- **REQUIREMENT**:
Starting at the line containing "Write a web", please quote every line up to and including the line containing "const frontX = 150, backX = frontX + depthX;", exactly, and nothing beyond.

- **WORKING DATA**:
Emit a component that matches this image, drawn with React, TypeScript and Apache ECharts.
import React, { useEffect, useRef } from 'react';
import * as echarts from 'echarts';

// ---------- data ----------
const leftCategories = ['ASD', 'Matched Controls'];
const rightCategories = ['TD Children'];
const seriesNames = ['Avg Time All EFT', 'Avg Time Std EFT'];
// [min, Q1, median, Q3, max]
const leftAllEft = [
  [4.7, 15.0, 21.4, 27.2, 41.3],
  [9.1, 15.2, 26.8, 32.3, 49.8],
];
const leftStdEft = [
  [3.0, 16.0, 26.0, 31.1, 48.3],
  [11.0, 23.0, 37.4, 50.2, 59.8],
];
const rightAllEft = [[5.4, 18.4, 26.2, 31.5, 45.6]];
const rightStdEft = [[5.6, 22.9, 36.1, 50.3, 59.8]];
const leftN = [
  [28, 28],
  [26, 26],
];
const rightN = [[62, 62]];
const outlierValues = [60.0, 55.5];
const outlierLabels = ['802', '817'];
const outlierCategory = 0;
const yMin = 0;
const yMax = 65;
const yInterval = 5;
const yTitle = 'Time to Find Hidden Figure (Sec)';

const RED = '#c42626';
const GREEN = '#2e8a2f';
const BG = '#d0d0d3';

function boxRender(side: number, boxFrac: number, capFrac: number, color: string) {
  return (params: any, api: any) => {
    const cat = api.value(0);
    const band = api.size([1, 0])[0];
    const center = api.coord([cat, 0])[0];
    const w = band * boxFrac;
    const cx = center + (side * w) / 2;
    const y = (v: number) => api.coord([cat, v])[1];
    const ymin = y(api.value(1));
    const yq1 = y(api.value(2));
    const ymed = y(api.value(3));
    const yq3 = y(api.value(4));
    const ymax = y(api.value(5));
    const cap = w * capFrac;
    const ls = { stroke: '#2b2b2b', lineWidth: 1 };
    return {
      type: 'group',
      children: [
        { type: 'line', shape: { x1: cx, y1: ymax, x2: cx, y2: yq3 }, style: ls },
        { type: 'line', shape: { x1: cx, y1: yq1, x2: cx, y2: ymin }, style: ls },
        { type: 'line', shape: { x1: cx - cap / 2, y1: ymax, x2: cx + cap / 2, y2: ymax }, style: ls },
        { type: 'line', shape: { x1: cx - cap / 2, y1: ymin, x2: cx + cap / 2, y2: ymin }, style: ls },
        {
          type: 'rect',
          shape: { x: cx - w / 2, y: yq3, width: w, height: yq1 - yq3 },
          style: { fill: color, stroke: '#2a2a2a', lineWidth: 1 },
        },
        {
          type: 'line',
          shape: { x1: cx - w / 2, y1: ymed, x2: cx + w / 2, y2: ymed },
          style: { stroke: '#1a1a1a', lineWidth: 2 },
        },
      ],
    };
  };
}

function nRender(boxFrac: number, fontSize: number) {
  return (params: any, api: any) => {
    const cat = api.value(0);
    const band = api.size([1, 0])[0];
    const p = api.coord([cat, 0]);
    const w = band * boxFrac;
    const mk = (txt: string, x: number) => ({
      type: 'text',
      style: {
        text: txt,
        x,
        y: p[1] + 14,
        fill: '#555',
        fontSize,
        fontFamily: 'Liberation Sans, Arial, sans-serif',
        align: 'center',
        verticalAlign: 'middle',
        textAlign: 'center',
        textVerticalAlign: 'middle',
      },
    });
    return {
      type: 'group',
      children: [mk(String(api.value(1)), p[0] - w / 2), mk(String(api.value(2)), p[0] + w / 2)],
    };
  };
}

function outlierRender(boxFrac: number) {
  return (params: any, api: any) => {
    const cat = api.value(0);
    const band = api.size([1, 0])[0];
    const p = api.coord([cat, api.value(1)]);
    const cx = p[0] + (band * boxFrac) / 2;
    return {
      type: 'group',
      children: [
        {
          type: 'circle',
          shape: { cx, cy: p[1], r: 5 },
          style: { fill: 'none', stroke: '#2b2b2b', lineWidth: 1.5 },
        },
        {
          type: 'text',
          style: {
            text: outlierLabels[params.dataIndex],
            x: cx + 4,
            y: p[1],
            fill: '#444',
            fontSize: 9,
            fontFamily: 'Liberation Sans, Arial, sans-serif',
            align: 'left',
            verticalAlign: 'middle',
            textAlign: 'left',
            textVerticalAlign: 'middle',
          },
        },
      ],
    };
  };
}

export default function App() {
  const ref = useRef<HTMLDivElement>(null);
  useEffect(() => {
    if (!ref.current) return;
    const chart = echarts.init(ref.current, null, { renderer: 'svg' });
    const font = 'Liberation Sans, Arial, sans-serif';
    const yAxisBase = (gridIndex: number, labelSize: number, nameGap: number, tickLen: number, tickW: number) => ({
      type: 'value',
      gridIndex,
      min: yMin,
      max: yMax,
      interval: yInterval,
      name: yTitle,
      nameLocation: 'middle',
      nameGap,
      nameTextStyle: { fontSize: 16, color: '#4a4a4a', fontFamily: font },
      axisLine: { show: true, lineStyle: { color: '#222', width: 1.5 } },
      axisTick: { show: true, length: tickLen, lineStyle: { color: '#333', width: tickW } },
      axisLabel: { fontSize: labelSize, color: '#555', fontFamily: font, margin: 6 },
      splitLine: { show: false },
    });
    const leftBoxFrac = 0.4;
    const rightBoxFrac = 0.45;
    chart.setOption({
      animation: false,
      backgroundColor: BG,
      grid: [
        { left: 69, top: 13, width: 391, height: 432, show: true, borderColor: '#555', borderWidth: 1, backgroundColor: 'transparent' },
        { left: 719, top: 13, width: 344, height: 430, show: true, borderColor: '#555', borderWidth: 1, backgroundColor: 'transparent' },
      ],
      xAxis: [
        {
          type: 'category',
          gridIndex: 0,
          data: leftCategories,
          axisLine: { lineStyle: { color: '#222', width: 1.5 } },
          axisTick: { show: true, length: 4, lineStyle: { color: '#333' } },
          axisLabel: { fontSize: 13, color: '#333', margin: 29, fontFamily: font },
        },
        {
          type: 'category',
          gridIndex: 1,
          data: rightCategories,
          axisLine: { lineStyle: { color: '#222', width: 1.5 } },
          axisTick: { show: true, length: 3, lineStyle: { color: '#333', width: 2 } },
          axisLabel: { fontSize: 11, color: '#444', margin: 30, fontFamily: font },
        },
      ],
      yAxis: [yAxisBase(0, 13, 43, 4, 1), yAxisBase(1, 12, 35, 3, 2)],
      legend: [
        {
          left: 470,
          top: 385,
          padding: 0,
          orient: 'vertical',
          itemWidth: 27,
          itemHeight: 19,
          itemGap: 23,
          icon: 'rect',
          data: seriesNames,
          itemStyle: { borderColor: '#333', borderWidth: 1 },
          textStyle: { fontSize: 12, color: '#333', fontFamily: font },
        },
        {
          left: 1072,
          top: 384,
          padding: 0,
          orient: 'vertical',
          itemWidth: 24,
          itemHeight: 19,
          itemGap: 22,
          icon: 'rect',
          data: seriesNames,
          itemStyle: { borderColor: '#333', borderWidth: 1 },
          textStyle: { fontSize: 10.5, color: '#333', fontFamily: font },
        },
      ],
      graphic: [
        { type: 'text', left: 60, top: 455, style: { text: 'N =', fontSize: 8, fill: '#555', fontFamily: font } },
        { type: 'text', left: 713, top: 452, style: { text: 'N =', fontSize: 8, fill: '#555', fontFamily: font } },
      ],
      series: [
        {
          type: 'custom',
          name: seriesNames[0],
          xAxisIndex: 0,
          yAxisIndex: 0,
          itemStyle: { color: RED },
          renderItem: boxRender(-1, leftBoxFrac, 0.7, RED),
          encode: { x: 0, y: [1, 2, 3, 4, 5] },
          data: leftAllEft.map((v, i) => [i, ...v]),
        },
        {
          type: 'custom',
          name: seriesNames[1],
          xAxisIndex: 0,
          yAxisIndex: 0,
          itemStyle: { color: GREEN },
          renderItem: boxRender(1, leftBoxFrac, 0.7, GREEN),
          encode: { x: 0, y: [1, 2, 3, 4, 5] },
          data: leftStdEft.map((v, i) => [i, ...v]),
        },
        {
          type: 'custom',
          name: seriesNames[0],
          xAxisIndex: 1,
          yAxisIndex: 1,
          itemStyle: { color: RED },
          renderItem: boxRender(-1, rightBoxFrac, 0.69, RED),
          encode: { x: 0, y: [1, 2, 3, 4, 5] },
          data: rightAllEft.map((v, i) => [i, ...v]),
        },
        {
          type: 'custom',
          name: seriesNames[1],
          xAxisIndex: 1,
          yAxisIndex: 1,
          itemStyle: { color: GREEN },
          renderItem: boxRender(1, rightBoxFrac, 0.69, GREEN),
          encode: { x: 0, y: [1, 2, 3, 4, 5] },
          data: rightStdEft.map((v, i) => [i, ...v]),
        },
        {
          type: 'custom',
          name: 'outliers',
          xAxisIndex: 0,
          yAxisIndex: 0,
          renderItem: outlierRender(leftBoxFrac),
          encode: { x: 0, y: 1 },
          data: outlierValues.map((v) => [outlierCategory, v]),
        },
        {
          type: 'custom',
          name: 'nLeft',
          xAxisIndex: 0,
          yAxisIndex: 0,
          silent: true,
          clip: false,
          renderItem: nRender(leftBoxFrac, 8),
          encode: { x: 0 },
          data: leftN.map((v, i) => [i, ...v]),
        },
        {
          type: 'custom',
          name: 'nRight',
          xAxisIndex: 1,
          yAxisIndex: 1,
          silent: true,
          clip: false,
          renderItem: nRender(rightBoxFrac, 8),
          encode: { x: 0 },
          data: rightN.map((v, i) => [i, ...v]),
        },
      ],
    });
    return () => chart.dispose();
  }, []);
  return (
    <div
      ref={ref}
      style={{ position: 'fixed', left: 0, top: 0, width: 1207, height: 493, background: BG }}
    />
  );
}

---

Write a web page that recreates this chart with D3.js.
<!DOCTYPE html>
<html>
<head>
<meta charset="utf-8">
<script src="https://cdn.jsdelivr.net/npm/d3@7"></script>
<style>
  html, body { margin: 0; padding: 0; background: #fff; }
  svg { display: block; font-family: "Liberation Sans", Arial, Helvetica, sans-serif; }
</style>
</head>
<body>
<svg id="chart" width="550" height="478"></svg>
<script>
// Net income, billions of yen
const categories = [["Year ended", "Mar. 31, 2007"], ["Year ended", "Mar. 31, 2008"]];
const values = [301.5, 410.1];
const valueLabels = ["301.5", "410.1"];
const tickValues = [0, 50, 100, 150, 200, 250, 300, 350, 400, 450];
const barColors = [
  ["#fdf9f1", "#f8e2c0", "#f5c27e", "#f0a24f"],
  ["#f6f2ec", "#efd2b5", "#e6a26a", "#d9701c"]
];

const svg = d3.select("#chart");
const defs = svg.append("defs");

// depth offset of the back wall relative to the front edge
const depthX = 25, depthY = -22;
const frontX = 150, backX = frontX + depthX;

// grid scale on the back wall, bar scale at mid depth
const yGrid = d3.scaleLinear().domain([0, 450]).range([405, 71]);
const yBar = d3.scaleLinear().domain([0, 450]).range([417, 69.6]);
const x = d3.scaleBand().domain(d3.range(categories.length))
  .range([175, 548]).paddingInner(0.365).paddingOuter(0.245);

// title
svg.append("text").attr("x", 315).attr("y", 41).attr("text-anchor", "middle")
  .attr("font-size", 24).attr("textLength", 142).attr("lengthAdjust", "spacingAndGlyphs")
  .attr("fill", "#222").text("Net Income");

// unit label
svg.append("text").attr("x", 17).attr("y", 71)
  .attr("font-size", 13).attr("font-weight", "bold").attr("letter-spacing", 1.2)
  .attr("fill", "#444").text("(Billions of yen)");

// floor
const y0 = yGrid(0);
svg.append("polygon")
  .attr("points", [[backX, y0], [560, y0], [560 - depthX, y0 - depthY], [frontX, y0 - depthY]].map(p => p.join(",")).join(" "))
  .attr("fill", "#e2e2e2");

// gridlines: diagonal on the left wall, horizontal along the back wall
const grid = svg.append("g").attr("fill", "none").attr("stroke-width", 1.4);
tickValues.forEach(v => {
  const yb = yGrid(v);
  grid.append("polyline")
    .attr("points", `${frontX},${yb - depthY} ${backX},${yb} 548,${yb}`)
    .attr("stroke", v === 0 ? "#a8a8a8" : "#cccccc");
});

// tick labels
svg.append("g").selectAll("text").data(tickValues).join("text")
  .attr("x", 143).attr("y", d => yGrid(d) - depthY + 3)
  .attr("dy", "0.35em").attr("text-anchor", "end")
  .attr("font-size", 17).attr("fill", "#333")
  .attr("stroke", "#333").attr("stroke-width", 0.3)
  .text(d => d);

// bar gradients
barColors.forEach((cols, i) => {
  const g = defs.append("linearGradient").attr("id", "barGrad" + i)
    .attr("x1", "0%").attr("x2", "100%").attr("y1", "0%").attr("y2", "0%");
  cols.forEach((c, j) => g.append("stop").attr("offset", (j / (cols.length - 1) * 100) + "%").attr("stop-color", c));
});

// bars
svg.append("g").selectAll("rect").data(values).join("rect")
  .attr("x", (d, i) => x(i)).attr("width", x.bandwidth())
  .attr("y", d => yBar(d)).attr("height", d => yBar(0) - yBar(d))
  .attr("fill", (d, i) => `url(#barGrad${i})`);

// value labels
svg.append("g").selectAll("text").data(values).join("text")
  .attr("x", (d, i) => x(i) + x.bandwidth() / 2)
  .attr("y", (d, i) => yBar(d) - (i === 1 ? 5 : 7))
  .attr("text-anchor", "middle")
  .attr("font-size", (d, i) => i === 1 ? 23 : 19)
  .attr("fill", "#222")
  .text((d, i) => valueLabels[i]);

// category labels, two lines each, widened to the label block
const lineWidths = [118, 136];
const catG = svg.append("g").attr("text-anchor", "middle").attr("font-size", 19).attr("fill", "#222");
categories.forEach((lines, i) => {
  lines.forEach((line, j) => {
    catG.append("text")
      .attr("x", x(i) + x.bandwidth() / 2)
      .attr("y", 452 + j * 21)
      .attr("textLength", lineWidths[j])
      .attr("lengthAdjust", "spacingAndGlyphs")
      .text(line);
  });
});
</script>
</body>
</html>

- **RESULT FOR THIS TASK**:
Write a web page that recreates this chart with D3.js.
<!DOCTYPE html>
<html>
<head>
<meta charset="utf-8">
<script src="https://cdn.jsdelivr.net/npm/d3@7"></script>
<style>
  html, body { margin: 0; padding: 0; background: #fff; }
  svg { display: block; font-family: "Liberation Sans", Arial, Helvetica, sans-serif; }
</style>
</head>
<body>
<svg id="chart" width="550" height="478"></svg>
<script>
// Net income, billions of yen
const categories = [["Year ended", "Mar. 31, 2007"], ["Year ended", "Mar. 31, 2008"]];
const values = [301.5, 410.1];
const valueLabels = ["301.5", "410.1"];
const tickValues = [0, 50, 100, 150, 200, 250, 300, 350, 400, 450];
const barColors = [
  ["#fdf9f1", "#f8e2c0", "#f5c27e", "#f0a24f"],
  ["#f6f2ec", "#efd2b5", "#e6a26a", "#d9701c"]
];

const svg = d3.select("#chart");
const defs = svg.append("defs");

// depth offset of the back wall relative to the front edge
const depthX = 25, depthY = -22;
const frontX = 150, backX = frontX + depthX;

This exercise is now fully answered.